Continue to invest in what’s most important and don’t get distracted with shiny objects and daydreaming about a potential exit.
If you can show that your business is consistently profitable and on a growth trajectory, you’ll be in a position of strength when you sell.
18. Brand Equity and Intellectual Property
If you have a recognizable brand or some intellectual property, this will make your company much more valuable.
A brand can be a strong differentiator, and intellectual property can provide a barrier to entry for competitors.
19. Reduce Customer Concentration Issues
The more diversified your customer base is, the less risk there is for the buyer.
If a single large client makes up a significant portion of your revenue, if they were to leave it would have a catastrophic impact on the business.
A simple rule of thumb: ensure no one client makes up more than 15 percent of your revenue
You want to show that you have lots of happy customers, and that no single customer is too important.
By diversifying your customer base, you also make your business less susceptible to economic downturns and other risks.
20. Sustainable Competitive Advantage
Creating a ‘competitive moat’ can increase the value of the business, making it more attractive to potential buyers.

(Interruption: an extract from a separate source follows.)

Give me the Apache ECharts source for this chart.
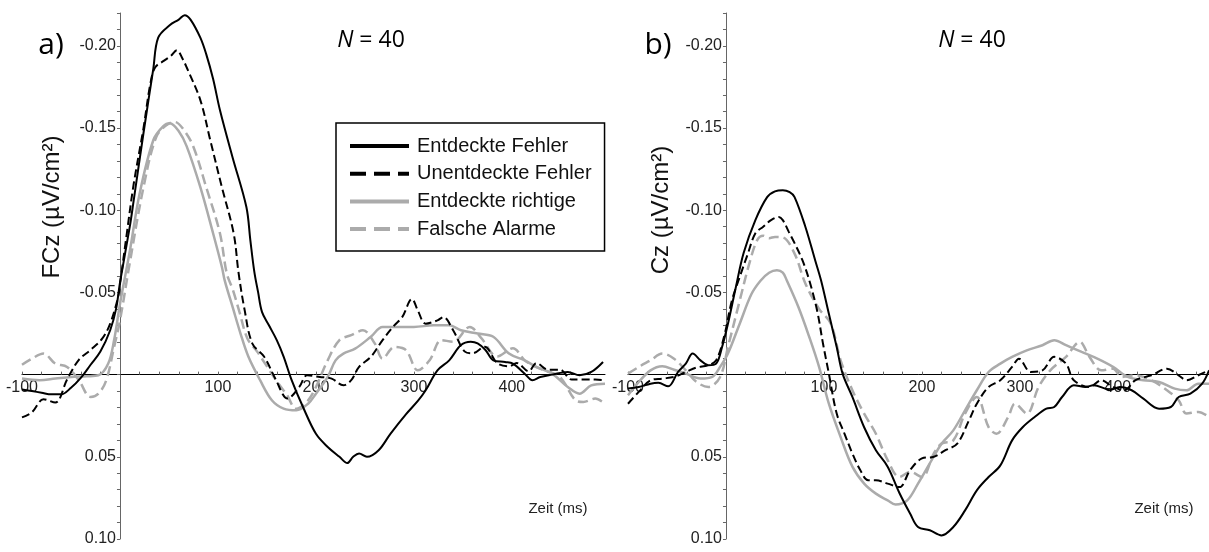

What makes you unique and stand out in the market?
Some common ways to develop a competitive advantage include:
- Having a unique product or service offering
- Proprietary technology or processes
- Delivering superior value
- Strong economies of scale
- Highly skilled and experienced management team
Conclusion
As you can see from this post, there are a wide range of value drivers that can impact how much someone is willing to pay for your business.
Selling a business is no easy task, and it frankly preparing for it is a lot of boring work. But it’s worth it. If you enjoyed this, you might want to check out my 32 step checklist for selling your business.
Remember, the key is to start preparing early, so you can maximize the value of your business and make this process as smooth as possible.